More than a third of all leatherback turtles examined in a recent widespread study contained plastic marine debris in their stomachs and guts. The depressing findings about the world’s largest sea turtles can be found in The Marine Pollution Bulletin, which recently published a paper from the Canadian researchers, N. Mrosovsky, G. Ryan and M. James.
The scientists examined 120 years of autopsy records for more than 400 turtles and, not surprisingly, found that there has been an explosion in plastic in leatherback GI tracts over the last 60 years.
The authors report: “In our sample, bags were the most common plastic item mentioned, but fishing lines, twine, fragments of Mylar balloons, a plastic spoon, and candy and cigarette wrappings were also mentioned.” (Leatherbacks can weigh up to 1,300 pounds and feed almost entirely on jellyfish. )

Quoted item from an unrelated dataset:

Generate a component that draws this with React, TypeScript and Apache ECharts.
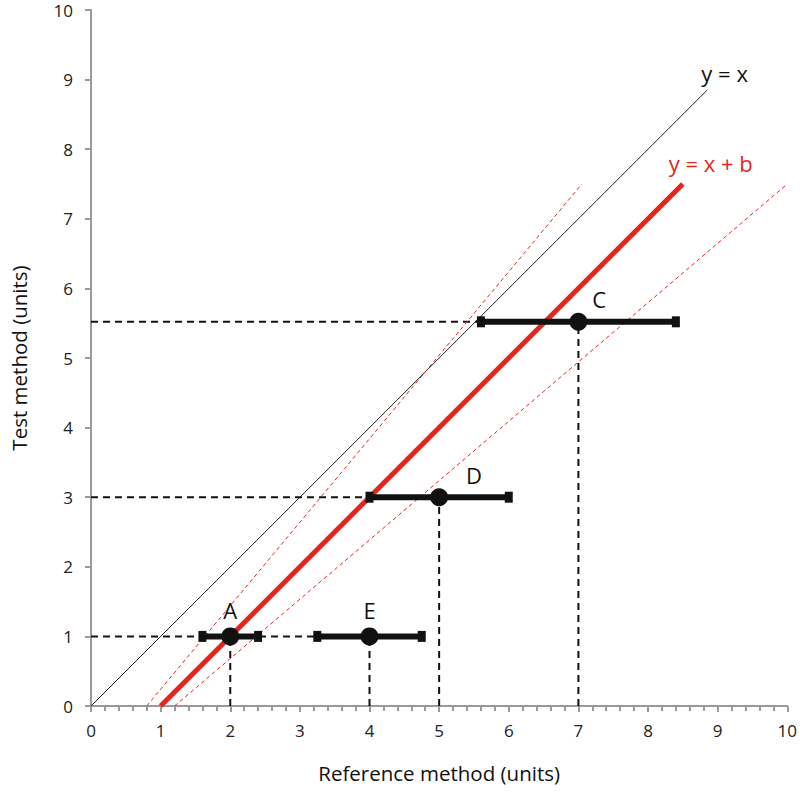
import React, { useEffect, useRef } from "react";
import * as echarts from "echarts";

// Data
const pointNames = ["A", "E", "D", "C"];
const pointX = [2, 4, 5, 7];
const pointY = [1, 1, 3, 5.52];
const barLow = [1.6, 3.25, 4, 5.6];
const barHigh = [2.4, 4.75, 6, 8.4];
const labelX = [2, 4, 5.5, 7.3];
const labelY = [1.38, 1.38, 3.32, 5.85];

const hGuideY = [1, 3, 5.52];
const hGuideEnd = [3.25, 4, 5.6];

const identityLine = [[0, 0], [8.85, 8.85]];
const biasLine = [[1, 0], [8.5, 7.5]];
const upperLimit = [[0.8, 0], [7.05, 7.5]];
const lowerLimit = [[1.2, 0], [10, 7.5]];

const lineLabels = ["y = x", "y = x + b"];
const lineLabelPos = [[9.1, 9.1], [8.9, 7.8]];

const FONT = "'Open Sans', sans-serif";
const RED = "#e8241f";
const INK = "#111111";

export default function App() {
  const ref = useRef<HTMLDivElement>(null);
  useEffect(() => {
    if (!ref.current) return;
    const chart = echarts.init(ref.current, null, { renderer: "svg" });
    const series: any[] = [];
    const guideStyle = { color: "#111", width: 2, type: [7, 5] };
    hGuideY.forEach((y, i) => {
      series.push({
        type: "line", data: [[0, y], [hGuideEnd[i], y]], symbol: "none",
        lineStyle: guideStyle, z: 2,
      });
    });
    pointX.forEach((x, i) => {
      series.push({
        type: "line", data: [[x, 0], [x, pointY[i]]], symbol: "none",
        lineStyle: guideStyle, z: 2,
      });
    });
    series.push({ type: "line", data: identityLine, symbol: "none", lineStyle: { color: "#222", width: 1 }, z: 3 });
    series.push({ type: "line", data: upperLimit, symbol: "none", lineStyle: { color: RED, width: 1, type: [4, 3] }, z: 3 });
    series.push({ type: "line", data: lowerLimit, symbol: "none", lineStyle: { color: RED, width: 1, type: [4, 3] }, z: 3 });
    series.push({ type: "line", data: biasLine, symbol: "none", lineStyle: { color: RED, width: 5 }, z: 4 });
    pointX.forEach((x, i) => {
      series.push({
        type: "line", data: [[barLow[i], pointY[i]], [barHigh[i], pointY[i]]],
        symbol: "rect", symbolSize: [8, 11], showSymbol: true,
        itemStyle: { color: INK },
        lineStyle: { color: INK, width: 6 }, z: 5,
      });
    });
    series.push({
      type: "scatter", data: pointX.map((x, i) => [x, pointY[i]]),
      symbolSize: 18, itemStyle: { color: INK, opacity: 1 }, z: 6,
    });
    series.push({
      type: "scatter", data: labelX.map((x, i) => ({ value: [x, labelY[i]], name: pointNames[i] })),
      symbolSize: 0, itemStyle: { color: INK }, z: 7,
      label: {
        show: true, position: "inside", formatter: "{b}", fontFamily: FONT, fontSize: 22,
        color: INK, textBorderWidth: 0, opacity: 1,
      },
    });
    series.push({
      type: "scatter",
      data: lineLabelPos.map((p, i) => ({
        value: p, name: lineLabels[i],
        label: { color: i === 0 ? INK : RED },
      })),
      symbolSize: 0, itemStyle: { color: INK }, z: 7,
      label: {
        show: true, position: "inside", formatter: "{b}", fontFamily: FONT, fontSize: 22,
        textBorderWidth: 0, opacity: 1,
      },
    });

    const axisCommon = {
      type: "value", min: 0, max: 10, interval: 1,
      splitLine: { show: false },
      axisLine: { show: true, lineStyle: { color: "#9a9a9a", width: 2 } },
      axisTick: { show: true, length: 6, lineStyle: { color: "#9a9a9a", width: 2 } },
      axisLabel: { fontFamily: FONT, fontSize: 17, color: "#222", lineHeight: 16 },
      nameLocation: "middle",
      nameTextStyle: { fontFamily: FONT, fontSize: 20.5, color: INK },
    };
    chart.setOption({
      animation: false,
      grid: { left: 90, right: 10, top: 10, bottom: 88 },
      xAxis: {
        ...axisCommon,
        name: "Reference method (units)", nameGap: 56,
        minorTick: { show: true, splitNumber: 5, length: 5, lineStyle: { color: "#9a9a9a", width: 2 } },
        axisLabel: { ...axisCommon.axisLabel, margin: 16 },
      },
      yAxis: {
        ...axisCommon,
        name: "Test method (units)", nameGap: 62,
        axisLabel: { ...axisCommon.axisLabel, margin: 18 },
      },
      series,
    });
    return () => chart.dispose();
  }, []);
  return <div ref={ref} style={{ width: 800, height: 794, position: "absolute", left: 0, top: 0 }} />;
}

Clearly, the accusations of plastic bag poster boy Stephen Joseph that the impacts of plastic on sea turtles have been grossly overstated were proven wrong yet again. I wonder if this is what the Coalition to Save the Plastic Bag had in mind when it successfully sued Manhattan Beach over the city’s failure to complete an EIR as part of a bag ban ordinance.
The bullying tactics of the plastic industry may lead to future EIR completion on the impacts of banning plastic bags. So this paper provides more compelling evidence that bans are long overdue and much needed to clean up our beaches and oceans, and protect marine life.